::: Data in this exercise :::
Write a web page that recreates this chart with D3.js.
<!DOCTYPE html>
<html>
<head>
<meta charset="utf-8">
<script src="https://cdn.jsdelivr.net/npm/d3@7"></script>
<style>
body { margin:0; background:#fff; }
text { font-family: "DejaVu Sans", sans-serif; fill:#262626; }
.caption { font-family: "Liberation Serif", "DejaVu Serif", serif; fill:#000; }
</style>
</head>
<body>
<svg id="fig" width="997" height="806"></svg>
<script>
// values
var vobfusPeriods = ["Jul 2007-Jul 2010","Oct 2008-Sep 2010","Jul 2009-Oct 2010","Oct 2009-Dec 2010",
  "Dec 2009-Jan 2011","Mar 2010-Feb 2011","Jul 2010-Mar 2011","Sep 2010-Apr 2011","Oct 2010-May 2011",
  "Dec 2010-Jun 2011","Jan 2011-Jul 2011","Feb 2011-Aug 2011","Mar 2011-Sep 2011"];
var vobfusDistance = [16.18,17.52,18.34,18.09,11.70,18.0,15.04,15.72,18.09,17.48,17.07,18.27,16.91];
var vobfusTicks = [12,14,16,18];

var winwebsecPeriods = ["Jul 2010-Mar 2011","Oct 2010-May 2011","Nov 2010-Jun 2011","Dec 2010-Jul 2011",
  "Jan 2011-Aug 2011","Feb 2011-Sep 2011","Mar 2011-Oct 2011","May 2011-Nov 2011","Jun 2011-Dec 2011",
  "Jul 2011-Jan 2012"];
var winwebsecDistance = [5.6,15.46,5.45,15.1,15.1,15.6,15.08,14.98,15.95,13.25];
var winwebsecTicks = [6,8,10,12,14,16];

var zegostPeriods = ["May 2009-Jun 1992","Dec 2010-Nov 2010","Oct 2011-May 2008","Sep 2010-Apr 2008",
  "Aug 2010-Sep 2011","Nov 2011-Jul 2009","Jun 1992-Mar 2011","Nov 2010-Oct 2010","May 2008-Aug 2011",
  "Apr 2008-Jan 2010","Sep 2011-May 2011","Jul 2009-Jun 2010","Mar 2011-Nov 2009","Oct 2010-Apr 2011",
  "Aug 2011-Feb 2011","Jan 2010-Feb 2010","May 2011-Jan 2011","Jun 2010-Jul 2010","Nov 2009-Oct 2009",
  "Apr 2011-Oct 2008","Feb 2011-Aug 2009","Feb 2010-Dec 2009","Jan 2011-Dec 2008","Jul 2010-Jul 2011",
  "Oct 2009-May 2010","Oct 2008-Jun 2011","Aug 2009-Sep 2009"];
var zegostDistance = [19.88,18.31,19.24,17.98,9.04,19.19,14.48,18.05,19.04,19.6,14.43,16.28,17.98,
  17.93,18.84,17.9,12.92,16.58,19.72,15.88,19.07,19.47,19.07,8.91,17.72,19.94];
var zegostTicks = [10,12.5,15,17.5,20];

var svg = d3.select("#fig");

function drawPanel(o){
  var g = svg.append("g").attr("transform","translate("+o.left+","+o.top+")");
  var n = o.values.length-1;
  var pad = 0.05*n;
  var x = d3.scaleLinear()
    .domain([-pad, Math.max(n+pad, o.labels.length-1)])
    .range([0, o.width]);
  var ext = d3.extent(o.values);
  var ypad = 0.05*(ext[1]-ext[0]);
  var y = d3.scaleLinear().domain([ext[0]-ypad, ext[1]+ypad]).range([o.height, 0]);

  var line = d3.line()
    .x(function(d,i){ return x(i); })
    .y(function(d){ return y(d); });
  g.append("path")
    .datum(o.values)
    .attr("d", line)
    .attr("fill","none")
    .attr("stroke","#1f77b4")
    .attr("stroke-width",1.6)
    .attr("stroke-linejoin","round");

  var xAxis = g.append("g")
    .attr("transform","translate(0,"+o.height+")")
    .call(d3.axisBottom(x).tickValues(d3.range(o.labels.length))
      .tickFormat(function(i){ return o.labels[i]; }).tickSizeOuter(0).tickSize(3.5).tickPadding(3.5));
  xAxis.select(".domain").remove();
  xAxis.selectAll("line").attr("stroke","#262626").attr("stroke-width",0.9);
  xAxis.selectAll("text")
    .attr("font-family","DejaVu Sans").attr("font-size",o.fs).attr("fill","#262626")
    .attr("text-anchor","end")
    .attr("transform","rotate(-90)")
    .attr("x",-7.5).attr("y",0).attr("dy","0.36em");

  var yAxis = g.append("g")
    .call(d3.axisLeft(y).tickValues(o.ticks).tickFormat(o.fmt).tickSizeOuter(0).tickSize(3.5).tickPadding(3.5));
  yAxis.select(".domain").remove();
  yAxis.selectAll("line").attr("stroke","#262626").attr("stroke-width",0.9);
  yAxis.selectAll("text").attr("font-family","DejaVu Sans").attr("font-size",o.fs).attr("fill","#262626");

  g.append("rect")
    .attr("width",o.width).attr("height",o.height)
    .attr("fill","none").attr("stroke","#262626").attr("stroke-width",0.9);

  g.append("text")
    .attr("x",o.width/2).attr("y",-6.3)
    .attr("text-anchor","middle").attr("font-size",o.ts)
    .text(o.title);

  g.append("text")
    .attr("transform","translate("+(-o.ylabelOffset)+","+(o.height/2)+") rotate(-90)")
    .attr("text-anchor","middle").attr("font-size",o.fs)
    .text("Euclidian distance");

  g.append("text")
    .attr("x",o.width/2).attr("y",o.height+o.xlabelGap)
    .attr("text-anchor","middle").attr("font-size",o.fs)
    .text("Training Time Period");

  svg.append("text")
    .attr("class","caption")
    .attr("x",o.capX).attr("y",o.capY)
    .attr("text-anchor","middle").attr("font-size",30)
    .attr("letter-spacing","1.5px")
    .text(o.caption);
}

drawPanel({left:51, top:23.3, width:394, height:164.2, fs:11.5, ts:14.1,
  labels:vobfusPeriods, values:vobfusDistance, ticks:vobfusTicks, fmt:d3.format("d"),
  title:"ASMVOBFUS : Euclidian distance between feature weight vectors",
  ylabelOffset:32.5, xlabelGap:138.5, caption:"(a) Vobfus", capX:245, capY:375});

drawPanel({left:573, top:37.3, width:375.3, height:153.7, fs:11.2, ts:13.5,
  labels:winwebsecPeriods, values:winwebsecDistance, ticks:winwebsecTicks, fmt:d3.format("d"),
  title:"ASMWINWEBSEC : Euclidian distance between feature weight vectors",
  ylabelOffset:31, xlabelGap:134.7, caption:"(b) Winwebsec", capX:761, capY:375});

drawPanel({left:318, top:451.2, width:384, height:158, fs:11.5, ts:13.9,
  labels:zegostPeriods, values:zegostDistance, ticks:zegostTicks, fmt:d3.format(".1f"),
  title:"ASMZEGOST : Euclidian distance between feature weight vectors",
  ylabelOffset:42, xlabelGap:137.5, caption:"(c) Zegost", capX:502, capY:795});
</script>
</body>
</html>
:::
::: Data in this exercise :::
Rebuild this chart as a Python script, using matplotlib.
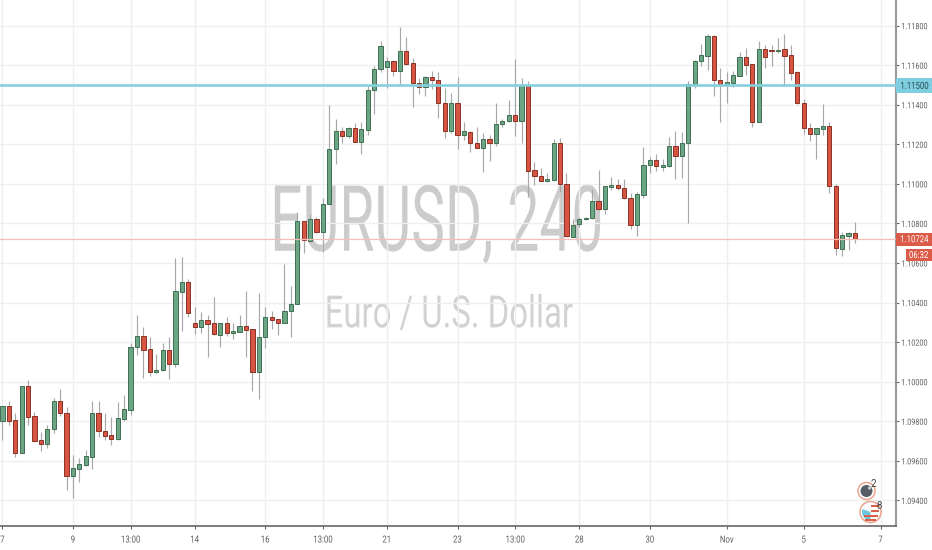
:::
Your objective: In the entries above, identify every line with the word "script". Copy those lines.

Result of the task:
<script src="https://cdn.jsdelivr.net/npm/d3@7"></script>
<script>
</script>
Rebuild this chart as a Python script, using matplotlib.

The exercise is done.